My point is that “how life could have arisen” is not part of evolutionary theory. Neither is Miller's experiment “junk science”. If the textbooks actually read as ‘reported’ then yes, the textbooks are making a rather grandiose claim on scant evidence; but it is NOT “junk science” but “bad textbook writing”, and it has nothing to do with evolutionary theory.
But I guess it IS too much to ask that people actually KNOW about a subject before they write about it. The author of this is either completely ignorant, or engaged in propaganda to those who he assumes (correctly) don't know much about science - his target audience, creationists.
The claims for Miller’s experiment are not just “rather grandiose.” They are just plain bogus. And, according to the article, these claims appear widely in science textbooks.

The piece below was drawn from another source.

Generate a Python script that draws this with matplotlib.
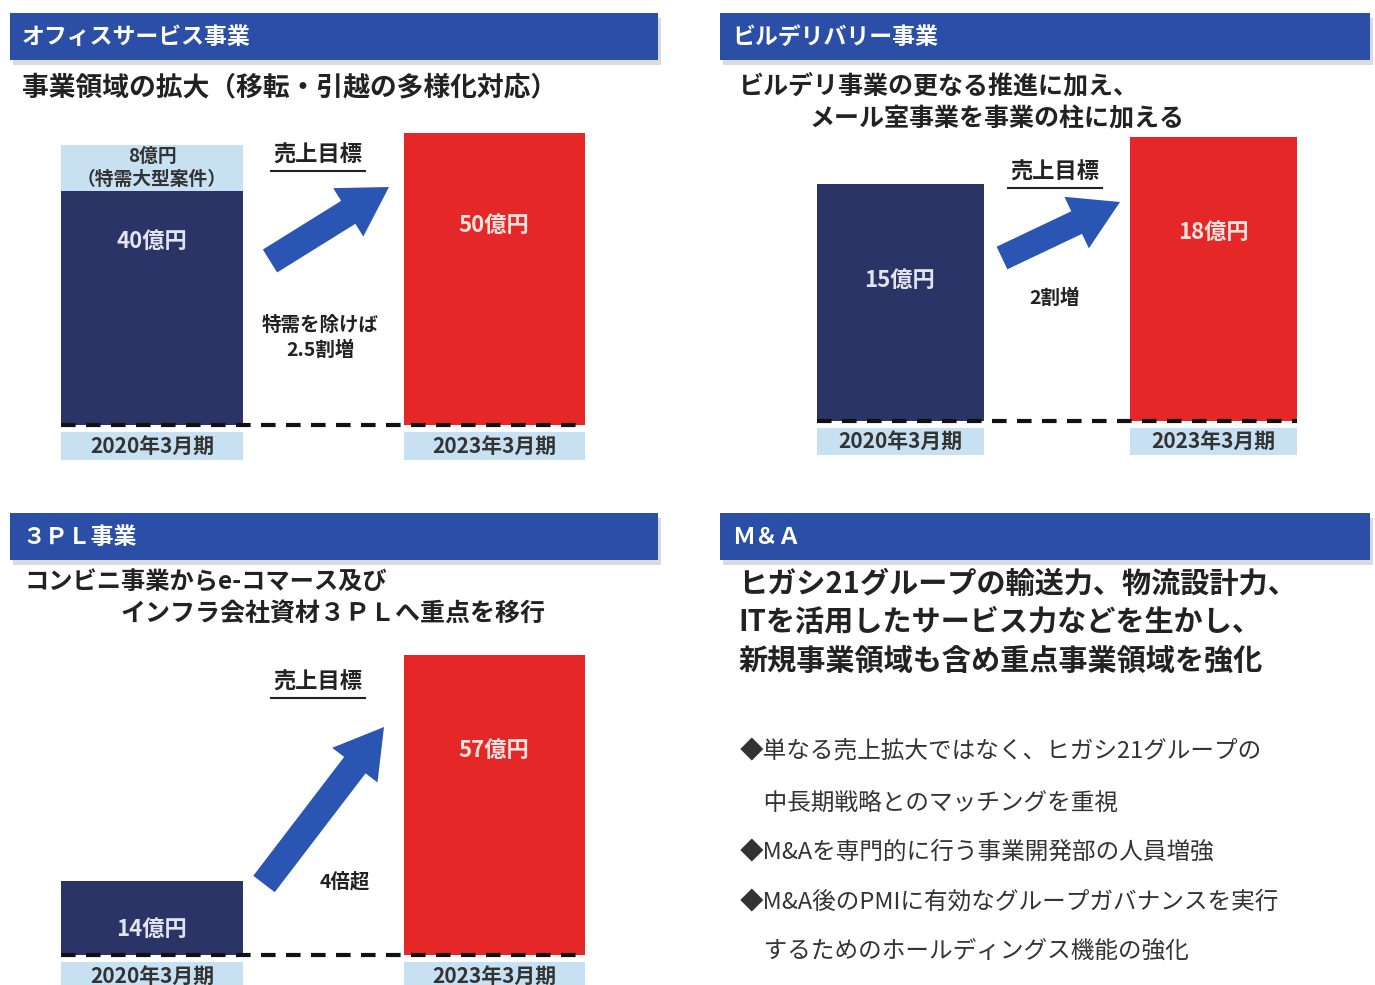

That *is* junk science being perpetrated on future scientists, and THAT is what should alarm you — NOT some semantic quibble about what is or is not “evolutionary science” or “junk science.”
Do you have any idea how hard it is to refrain from calling pedantic fools like you what you are?
Guess that's why all archeological finds will always be accredited to evolution. If it just might be a missing link, the skepticism is quite a bit lower than something challenging evolution. And the missing link will get you fame...until they eventually find it was a fraud, but even a valid challenge to evolution will get you mocked and derided.
The peer review process is not the scientific method in action. Its dogma in action. Science is about trying to falsify the leading theory. The scientific review is all to often about protecting it. Its easiest to see this nonsense in the "climate change" community now a days.
That's my understanding, too. Just speculation on his part.